On another day Khamma decided it was time to introduce me to farming - Thai style. We walked over to a field where her brother and sister in law were cutting some rice, which is probably the 'easiest' part of farming rice! When you think about ploughing in the mud and planting in waterlogged fields then I think the cutting part is probably the easiest - but it is also back breaking. There is an obvious art to cutting so that the back ache is, shall we say, at best moderate. But back ache is back ache which ever way you look at it and this a great way to get it, extreme or moderate - 'Up to YOU!'
Without being disrespectful to Buddhist teachings I can now see why suffering has a pivotal role in finding the path to enlightenment. There is plenty of suffering in farming rice!




Top picture shows how to get serious backache, and the bottom picture shows how to get moderate backache. The Four Noble Truths of Buddhism state; To live we must suffer: Suffering is caused by craving: Suffering can be overcome: There is a path leading to the end of suffering. The rice growers noble truths are; To grow rice we must get back ache: Therefore backache is caused by rice growing: Rice growing cannot be overcome: The path leading to the end of backache is the path that leads home to the village, but no rice, therefore suffering!

Soon after the rice harvest expedition Khamma decided it was time for me to earn my keep and introduced me to the Thai way of growing potatoes. As a somewhat gardening novice my knowledge about growing potatoes is limited to just putting seedling potatoes into a composted vegetable garden, waiting a few months for them to grow, pulling them up and well, eating them. You've guessed it, not quite the same in Thailand.
I was a bit puzzled by the arrival of about five hundred 'sticks' each roughly three feet six inches in length. Khamma's mum (affectionately known as 'Mama') spent a whole day very carefully cutting them into lengths of about six or seven inches and even more carefully bundling them into piles of about thirty or forty sticks tied together with string. Hmmm! I thought. I wonder why she is being so methodical, but waited to see what would happen.



After breakfast (that's another story!) Khamma appeared in her finest potato planting gear and we set off for the potato field.

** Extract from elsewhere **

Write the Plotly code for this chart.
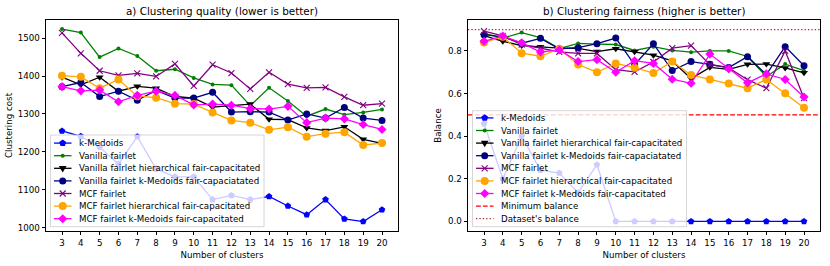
import plotly.graph_objects as go
import math

# ---------------- data ----------------
clusters = [3, 4, 5, 6, 7, 8, 9, 10, 11, 12, 13, 14, 15, 16, 17, 18, 19, 20]

cost_kmedoids = [1255, 1241, 1212, 1168, 1240, 1155, 1134, 1134, 1074, 1085, 1074, 1082, 1057, 1034, 1074, 1023, 1016, 1047]
cost_vanilla = [1524, 1515, 1450, 1473, 1453, 1414, 1418, 1395, 1378, 1376, 1322, 1369, 1334, 1294, 1313, 1298, 1304, 1312]
cost_vanilla_hier = [1397, 1377, 1397, 1360, 1373, 1368, 1346, 1342, 1318, 1321, 1326, 1286, 1285, 1263, 1256, 1266, 1233, 1222]
cost_vanilla_kmed = [1372, 1383, 1346, 1360, 1336, 1362, 1342, 1342, 1357, 1305, 1306, 1305, 1284, 1300, 1289, 1317, 1289, 1283]
cost_mcf = [1514, 1460, 1414, 1402, 1407, 1399, 1432, 1374, 1430, 1408, 1366, 1410, 1379, 1369, 1370, 1345, 1323, 1327]
cost_mcf_hier = [1401, 1398, 1368, 1391, 1347, 1343, 1327, 1326, 1304, 1283, 1277, 1258, 1265, 1240, 1248, 1252, 1218, 1223]
cost_mcf_kmed = [1372, 1361, 1363, 1332, 1349, 1360, 1349, 1324, 1326, 1323, 1314, 1313, 1320, 1277, 1289, 1287, 1272, 1259]

bal_kmedoids = [0.459, 0.2, 0.4, 0.24, 0.227, 0.135, 0.266, 0, 0, 0, 0, 0, 0, 0, 0, 0, 0, 0]
bal_vanilla = [0.882, 0.86, 0.886, 0.862, 0.811, 0.835, 0.832, 0.83, 0.802, 0.82, 0.802, 0.794, 0.8, 0.8, 0.774, 0.68, 0.738, 0.707]
bal_vanilla_hier = [0.872, 0.845, 0.825, 0.82, 0.813, 0.812, 0.797, 0.81, 0.796, 0.78, 0.753, 0.67, 0.723, 0.713, 0.737, 0.738, 0.72, 0.697]
bal_vanilla_kmed = [0.876, 0.866, 0.836, 0.859, 0.81, 0.815, 0.834, 0.86, 0.735, 0.833, 0.708, 0.75, 0.737, 0.722, 0.773, 0.689, 0.82, 0.73]
bal_mcf = [0.893, 0.87, 0.83, 0.813, 0.795, 0.788, 0.788, 0.712, 0.702, 0.748, 0.813, 0.825, 0.735, 0.72, 0.665, 0.625, 0.8, 0.578]
bal_mcf_hier = [0.84, 0.866, 0.789, 0.775, 0.81, 0.736, 0.7, 0.741, 0.721, 0.696, 0.75, 0.687, 0.666, 0.647, 0.625, 0.666, 0.601, 0.533]
bal_mcf_kmed = [0.845, 0.87, 0.838, 0.795, 0.805, 0.75, 0.759, 0.7, 0.754, 0.741, 0.667, 0.648, 0.785, 0.716, 0.65, 0.692, 0.666, 0.584]

MIN_BALANCE = 0.5
DATASET_BALANCE = 0.9

series_names = [
    "k-Medoids",
    "Vanilla fairlet",
    "Vanilla fairlet hierarchical fair-capacitated",
    "Vanilla fairlet k-Medoids fair-capaciatated",
    "MCF fairlet",
    "MCF fairlet hierarchical fair-capacitated",
    "MCF fairlet k-Medoids fair-capacitated",
]
cost_series = [cost_kmedoids, cost_vanilla, cost_vanilla_hier, cost_vanilla_kmed,
               cost_mcf, cost_mcf_hier, cost_mcf_kmed]
bal_series = [bal_kmedoids, bal_vanilla, bal_vanilla_hier, bal_vanilla_kmed,
              bal_mcf, bal_mcf_hier, bal_mcf_kmed]

x_ticks = clusters
cost_ticks = [1000, 1100, 1200, 1300, 1400, 1500]
bal_ticks = [0.0, 0.2, 0.4, 0.6, 0.8]

# ---------------- styles ----------------
colors = ["#0000ff", "#008000", "#000000", "#000080", "#800080", "#ffa500", "#ff00ff"]
symbols = ["pentagon", "circle", "triangle-down", "circle", "x-thin", "circle", "diamond"]
msizes = [7, 4, 7, 7, 6, 8, 7]
LW = 1.3
FONT = "DejaVu Sans"
TICK_FS = 8.7
TITLE_FS = 10.4

W, H = 830, 266
ML, MR, MT, MB = 46, 10, 20, 35
PW, PH = W - ML - MR, H - MT - MB


def px(xp):
    return (xp - ML) / PW


def py(yp):
    return (H - MB - yp) / PH


fig = go.Figure()


def marker_dict(i):
    m = dict(symbol=symbols[i], size=msizes[i], color=colors[i])
    if symbols[i] == "x-thin":
        m["line"] = dict(color=colors[i], width=1.1)
    else:
        m["line"] = dict(width=0)
    return m


for i, name in enumerate(series_names):
    fig.add_trace(go.Scatter(x=clusters, y=cost_series[i], mode="lines+markers", name=name,
                             line=dict(color=colors[i], width=LW), marker=marker_dict(i),
                             xaxis="x", yaxis="y", showlegend=False))
for i, name in enumerate(series_names):
    fig.add_trace(go.Scatter(x=clusters, y=bal_series[i], mode="lines+markers", name=name,
                             line=dict(color=colors[i], width=LW), marker=marker_dict(i),
                             xaxis="x2", yaxis="y2", showlegend=False))

# reference lines (axhline-like)
fig.add_shape(type="line", xref="x2 domain", yref="y2", x0=0, x1=1, y0=MIN_BALANCE, y1=MIN_BALANCE,
              line=dict(color="#ff0000", width=LW, dash="4.8px,2.1px"), layer="above")
fig.add_shape(type="line", xref="x2 domain", yref="y2", x0=0, x1=1, y0=DATASET_BALANCE, y1=DATASET_BALANCE,
              line=dict(color="#a52a2a", width=LW, dash="1.3px,2.1px"), layer="above")

axis_common = dict(showline=True, mirror=True, linecolor="black", linewidth=0.8,
                   ticks="outside", ticklen=3.5, tickwidth=0.8, tickcolor="black",
                   showgrid=False, zeroline=False,
                   tickfont=dict(family=FONT, size=TICK_FS, color="black"))

fig.update_layout(
    width=W, height=H,
    margin=dict(l=ML, r=MR, t=MT, b=MB, autoexpand=False),
    paper_bgcolor="white", plot_bgcolor="white",
    showlegend=False,
    font=dict(family=FONT, size=TICK_FS, color="black"),
    xaxis=dict(domain=[px(46), px(398)], range=[2.15, 20.85], tickmode="array", tickvals=x_ticks,
               anchor="y", automargin=False,
               title=dict(text="Number of clusters", font=dict(family=FONT, size=TICK_FS), standoff=5),
               **axis_common),
    yaxis=dict(domain=[0, 1], range=[991, 1548], tickmode="array", tickvals=cost_ticks,
               anchor="x", automargin=False,
               title=dict(text="Clustering cost", font=dict(family=FONT, size=TICK_FS), standoff=3),
               **axis_common),
    xaxis2=dict(domain=[px(468), px(820)], range=[2.15, 20.85], tickmode="array", tickvals=x_ticks,
                anchor="y2", automargin=False,
                title=dict(text="Number of clusters", font=dict(family=FONT, size=TICK_FS), standoff=5),
                **axis_common),
    yaxis2=dict(domain=[0, 1], range=[-0.045, 0.945], tickmode="array", tickvals=bal_ticks,
                tickformat=".1f", anchor="x2", automargin=False,
                title=dict(text="Balance", font=dict(family=FONT, size=TICK_FS), standoff=4),
                **axis_common),
)

# subplot titles
for cx, txt in [((46 + 398) / 2, "a) Clustering quality (lower is better)"),
                ((468 + 820) / 2, "b) Clustering fairness (higher is better)")]:
    fig.add_annotation(text=txt, xref="paper", yref="paper", x=px(cx), y=py(11.3),
                       xanchor="center", yanchor="middle", showarrow=False,
                       font=dict(family=FONT, size=TITLE_FS, color="black"))


# ---------------- custom compact legend (matplotlib-like) ----------------
def path_from(points):
    return "M " + " L ".join(f"{px(a):.6f},{py(b):.6f}" for a, b in points) + " Z"


def add_glyph(kind, cx, cy, color, size):
    r = size / 2
    if kind == "circle":
        fig.add_shape(type="circle", xref="paper", yref="paper",
                      x0=px(cx - r), x1=px(cx + r), y0=py(cy + r), y1=py(cy - r),
                      fillcolor=color, line=dict(width=0), layer="above")
    elif kind == "pentagon":
        pts = [(cx + r * 1.05 * math.cos(math.radians(-90 + 72 * k)),
                cy + r * 1.05 * math.sin(math.radians(-90 + 72 * k))) for k in range(5)]
        fig.add_shape(type="path", xref="paper", yref="paper", path=path_from(pts),
                      fillcolor=color, line=dict(width=0), layer="above")
    elif kind == "triangle-down":
        rt = r * 1.1
        pts = [(cx - rt, cy - rt * 0.6), (cx + rt, cy - rt * 0.6), (cx, cy + rt * 1.1)]
        fig.add_shape(type="path", xref="paper", yref="paper", path=path_from(pts),
                      fillcolor=color, line=dict(width=0), layer="above")
    elif kind == "diamond":
        rd = r * 1.3
        pts = [(cx, cy - rd), (cx + rd, cy), (cx, cy + rd), (cx - rd, cy)]
        fig.add_shape(type="path", xref="paper", yref="paper", path=path_from(pts),
                      fillcolor=color, line=dict(width=0), layer="above")
    elif kind == "x-thin":
        for s in (1, -1):
            fig.add_shape(type="line", xref="paper", yref="paper",
                          x0=px(cx - r), x1=px(cx + r), y0=py(cy - s * r), y1=py(cy + s * r),
                          line=dict(color=color, width=1.1), layer="above")


def add_legend(box_left, box_top, box_right, box_bottom, entries, row0, step):
    fig.add_shape(type="rect", xref="paper", yref="paper",
                  x0=px(box_left), x1=px(box_right), y0=py(box_bottom), y1=py(box_top),
                  fillcolor="rgba(255,255,255,0.8)", line=dict(color="#cccccc", width=0.8),
                  layer="above")
    for i, e in enumerate(entries):
        cy = row0 + i * step
        fig.add_shape(type="line", xref="paper", yref="paper",
                      x0=px(box_left + 3.5), x1=px(box_left + 21), y0=py(cy), y1=py(cy),
                      line=dict(color=e["color"], width=LW, dash=e.get("dash", "solid")),
                      layer="above")
        if e.get("symbol"):
            add_glyph(e["symbol"], box_left + 12.2, cy, e["color"], e["size"])
        fig.add_annotation(text=e["name"], xref="paper", yref="paper",
                           x=px(box_left + 27.5), y=py(cy), xanchor="left", yanchor="middle",
                           showarrow=False, borderpad=0,
                           font=dict(family=FONT, size=TICK_FS, color="black"))


series_entries = [dict(name=series_names[i], color=colors[i], symbol=symbols[i], size=msizes[i])
                  for i in range(len(series_names))]
add_legend(50.5, 135, 264, 226.7, series_entries, 143.1, 12.6)
add_legend(472.5, 110.7, 686.5, 226.7,
           series_entries + [dict(name="Minimum balance", color="#ff0000", dash="4.8px,2.1px"),
                             dict(name="Dataset's balance", color="#a52a2a", dash="1.3px,2.1px")],
           117.9, 12.6)

fig.write_html("out.html", config={"displayModeBar": False},
               post_script="document.body.style.margin='0';document.body.style.overflow='hidden';")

The head cover is supposed to prevent the sun from making her natural dark and deep exotic, beautiful sun tan into an even darker, deeper one. (It is strange but many Thai ladies make great efforts (like the above picture) to prevent the sun from giving them a sun tan 'to die for'. They often use skin whitening creams to give the illusion they are pale. Khamma looks upon my pasty English skin tones with envy. Bliss!)

In the field I received tuition in the art of potato planting and then understood why Mama had cut the sticks so small and precisely bundled them. Each stick was planted upright, and there is a 'right side up' as opposed to an 'wrong side down'. I will have face Mama's 'yak yak' if I get it wrong. This was fairly hard work but great fun sliding about in the mud. Not as much suffering, until harvest.

Top picture - Raymond Joseph farang potato farmer. Bottom picture - Khamma, resplendent in finest potato growing attire!